Era, è e sarà uno degli uomini di cinema più chiacchierati, criticati, ammirati, studiati degli ultimi anni. Forse per la sua personalità spesso sopra le righe, forse per il suo essere "contro gli schemi". Fatto sta che Oliver Stone ha contribuito a plasmare un certo modo di fare cinema, a partire da "Platoon" del 1986, passando poi per lungometraggi quali "Wall Street", e "Nato Il Quattro Luglio". Poi un vistoso calo di ispirazione, eccezion fatta per quel gioiellino perverso di "Natural Born Killers".

Per quanto riguarda il sottoscritto ammetto che la visione anni addietro di "World Trade Center" mi aveva fatto alienare completamente lo Stone regista. Un lavoro brutto all'inverosimile, bocciato praticamente da tutti. Anche il sequel di "Wall Street" è stata una mossa poco comprensibile, soprattutto se "l'originale" rimane uno dei suoi film più apprezzati. Fatto sta che lo scorso 2012 è uscito nelle sale "Le Belve", ultimo lungometraggio di Oliver Stone. Un titolo che ha subito incuriosito per il cast: i giovani Blake Lively, Taylor Kitsch e Aaron Johnson, ma soprattutto per la presenza di Salma Hayek, John Travolta e Benicio Del Toro.

Una storia di droga e violenza sul confine tra California e Messico. Due piccoli produttori che devono vedersela con il cartello della droga Baja, professionisti senza scrupoli che comprendono quale sia il punto debole dei due piccoli trafficanti Chon e Ben: la bella Ophelia, innamorata di entrambi. Un "amore trino" indissolubile. Nel momento in cui questo idillio viene spezzato crollano tutte le certezze su cui poggiavano i tre. E' l'inizio di una "guerra" al massacro fatta di rapimenti, minacce e uccisioni. E' la guerra per la sopravvivenza, la guerra delle belve.

"Savages" (titolo originale) è un film violento sia da un punto di vista filmico che "visivo": la fotografia di Daniel Mindel è sferzante, ai limiti del documentario/videogame. C'è insomma quell'aspetto tipicamente contemporaneo che da alla vicenda un sapore più "tech" che vintage. Interessante è anche il contrasto tra la brutalità di alcune sequenze e i ripiegamenti interiori di alcuni protagonisti: in questo senso il rapporto tra la sequestrata Ophelia e la crudele Elena (Salma Hayek) è esplicativo del doppio binario su cui si muove la pellicola di Stone.

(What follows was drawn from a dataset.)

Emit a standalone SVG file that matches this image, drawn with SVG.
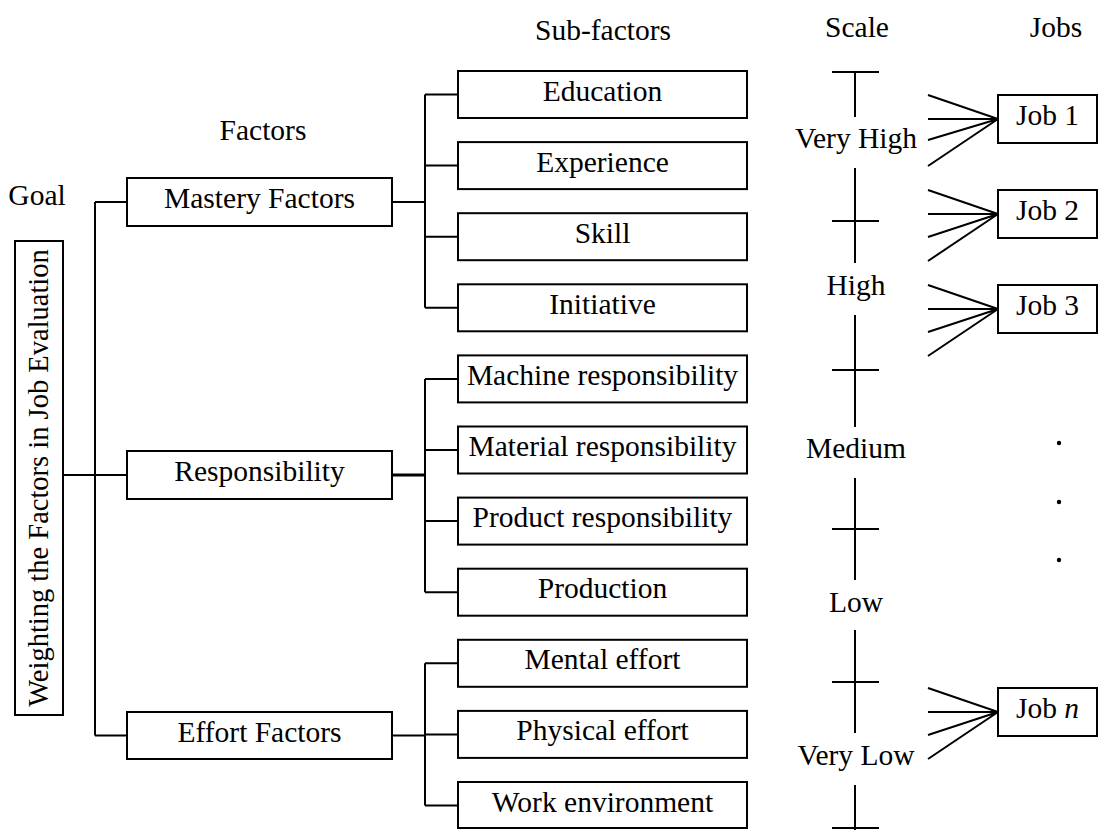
<svg xmlns="http://www.w3.org/2000/svg" width="1114" height="830" viewBox="0 0 1114 830">
<style>
  .box { fill: #fff; stroke: #000; stroke-width: 2; }
  .ln { stroke: #000; stroke-width: 2; fill: none; }
  text { font-family: 'Liberation Serif', 'DejaVu Serif', serif; font-size: 29.5px; fill: #000; text-anchor: middle; }
  .g { font-size: 28.5px; }
</style>
<rect width="1114" height="830" fill="#fff"/>

<g id="headers">
  <text x="37" y="205">Goal</text>
  <text x="263" y="140">Factors</text>
  <text x="603" y="40">Sub-factors</text>
  <text x="857" y="37">Scale</text>
  <text x="1056" y="37">Jobs</text>
</g>

<g id="connectors">
  <line class="ln" x1="63" y1="475" x2="127" y2="475"/>
  <line class="ln" x1="95" y1="202" x2="95" y2="735.5"/>
  <line class="ln" x1="95" y1="202" x2="127" y2="202"/>
  <line class="ln" x1="95" y1="735.5" x2="127" y2="735.5"/>
  <line class="ln" x1="392" y1="202" x2="425" y2="202"/>
  <line class="ln" x1="425" y1="94.5" x2="425" y2="307.8"/>
  <line class="ln" x1="425" y1="94.5" x2="458" y2="94.5"/>
  <line class="ln" x1="425" y1="165.6" x2="458" y2="165.6"/>
  <line class="ln" x1="425" y1="236.7" x2="458" y2="236.7"/>
  <line class="ln" x1="425" y1="307.8" x2="458" y2="307.8"/>
  <line class="ln" x1="392" y1="475" x2="425" y2="475" style="stroke-width:3"/>
  <line class="ln" x1="425" y1="378.9" x2="425" y2="592.2"/>
  <line class="ln" x1="425" y1="378.9" x2="458" y2="378.9"/>
  <line class="ln" x1="425" y1="450" x2="458" y2="450"/>
  <line class="ln" x1="425" y1="521.1" x2="458" y2="521.1"/>
  <line class="ln" x1="425" y1="592.2" x2="458" y2="592.2"/>
  <line class="ln" x1="392" y1="735.5" x2="425" y2="735.5"/>
  <line class="ln" x1="425" y1="663.3" x2="425" y2="805.5"/>
  <line class="ln" x1="425" y1="663.3" x2="458" y2="663.3"/>
  <line class="ln" x1="425" y1="734.4" x2="458" y2="734.4"/>
  <line class="ln" x1="425" y1="805.5" x2="458" y2="805.5"/>
  <path class="ln" d="M928,95 L998,119 M928,119 L998,119 M928,140 L998,119 M928,166 L998,119"/>
  <path class="ln" d="M928,190 L998,214 M928,214 L998,214 M928,237 L998,214 M928,261 L998,214"/>
  <path class="ln" d="M928,285 L998,309 M928,309 L998,309 M928,332 L998,309 M928,356 L998,309"/>
  <path class="ln" d="M928,688 L998,712 M928,712 L998,712 M928,735 L998,712 M928,759 L998,712"/>
</g>

<g id="goal">
  <rect class="box" x="15" y="241" width="48" height="474"/>
  <text class="g" transform="translate(48,478) rotate(-90)">Weighting the Factors in Job Evaluation</text>
</g>

<g id="mastery">
  <rect class="box" x="127" y="178" width="265" height="48"/>
  <text x="259.5" y="208">Mastery Factors</text>
</g>
<g id="responsibility">
  <rect class="box" x="127" y="451" width="265" height="48"/>
  <text x="259.5" y="481">Responsibility</text>
</g>
<g id="effort">
  <rect class="box" x="127" y="712" width="265" height="47"/>
  <text x="259.5" y="741.5">Effort Factors</text>
</g>

<g id="education"><rect class="box" x="458" y="71" width="289" height="47"/><text x="602.5" y="100.5">Education</text></g>
<g id="experience"><rect class="box" x="458" y="142.1" width="289" height="47"/><text x="602.5" y="171.6">Experience</text></g>
<g id="skill"><rect class="box" x="458" y="213.2" width="289" height="47"/><text x="602.5" y="242.7">Skill</text></g>
<g id="initiative"><rect class="box" x="458" y="284.3" width="289" height="47"/><text x="602.5" y="313.8">Initiative</text></g>
<g id="machine"><rect class="box" x="458" y="355.4" width="289" height="47"/><text x="602.5" y="384.9">Machine responsibility</text></g>
<g id="material"><rect class="box" x="458" y="426.5" width="289" height="47"/><text x="602.5" y="456">Material responsibility</text></g>
<g id="product"><rect class="box" x="458" y="497.6" width="289" height="47"/><text x="602.5" y="527.1">Product responsibility</text></g>
<g id="production"><rect class="box" x="458" y="568.7" width="289" height="47"/><text x="602.5" y="598.2">Production</text></g>
<g id="mental"><rect class="box" x="458" y="639.8" width="289" height="47"/><text x="602.5" y="669.3">Mental effort</text></g>
<g id="physical"><rect class="box" x="458" y="710.9" width="289" height="47"/><text x="602.5" y="740.4">Physical effort</text></g>
<g id="work"><rect class="box" x="458" y="782" width="289" height="46"/><text x="602.5" y="811.5">Work environment</text></g>

<g id="scale">
  <path class="ln" d="M855,72 V117 M855,168 V263 M855,315 V427 M855,478 V580 M855,630 V733 M855,785 V830"/>
  <path class="ln" d="M832,72 H879 M832,221 H879 M832,370 H879 M832,529 H879 M832,682 H879 M832,828 H879"/>
  <text x="856" y="148">Very High</text>
  <text x="856" y="295">High</text>
  <text x="856" y="458">Medium</text>
  <text x="856" y="612">Low</text>
  <text x="856" y="765">Very Low</text>
</g>

<g id="job1"><rect class="box" x="998" y="95" width="99" height="48"/><text x="1047.5" y="125">Job 1</text></g>
<g id="job2"><rect class="box" x="998" y="190" width="99" height="48"/><text x="1047.5" y="220">Job 2</text></g>
<g id="job3"><rect class="box" x="998" y="285" width="99" height="48"/><text x="1047.5" y="315">Job 3</text></g>
<g id="jobn"><rect class="box" x="998" y="688" width="99" height="48"/><text x="1047.5" y="718">Job <tspan font-style="italic">n</tspan></text></g>

<g id="dots">
  <circle cx="1059" cy="443" r="2.2" fill="#000"/>
  <circle cx="1059" cy="502" r="2.2" fill="#000"/>
  <circle cx="1059" cy="560" r="2.2" fill="#000"/>
</g>
</svg>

Un film vivo e teso fino alla fine, reso vibrante da un doppio finale inaspettato e con una voce fuori campo (quella della bella Ophelia) che ci racconta come siano andate le cose e cosa sia successo dopo la fine di tutto. Leggermente sottotono invece la sceneggiatura di Don Winslow (autore del libro da cui è tratta l'opera) e Shane Salerno. A dimostrazione di ciò sembra che ci siano stati diversi screzi tra lo stesso Winslow e Stone, con il primo che accusava il secondo di voler stravolgere troppo la trama per adattarla alla sua idea di cinema. C'è da segnalare anche qualche piccola ingenuità direttamente legata alla storia: diverse sequenze oltre che prevedibili, appaiono evidentemente "finte", forse frutto di una vicenda di base che per quanto riguarda il "ménage à trois" non convince del tutto.

"Le Belve" è un film che fa intravedere lo Stone più intransigente e violento delle prime opere e che ha uno slancio di nuovo al passo coi tempi. Stone infarcisce il tutto con sottotrame e messaggi, dall'idea di famiglia, all'ecologia, all'antiproibizionismo. Di certo non si parla di un capolavoro, ma la pellicola in questione è una delle migliori cose fatte da Stone negli ultimi 15 anni.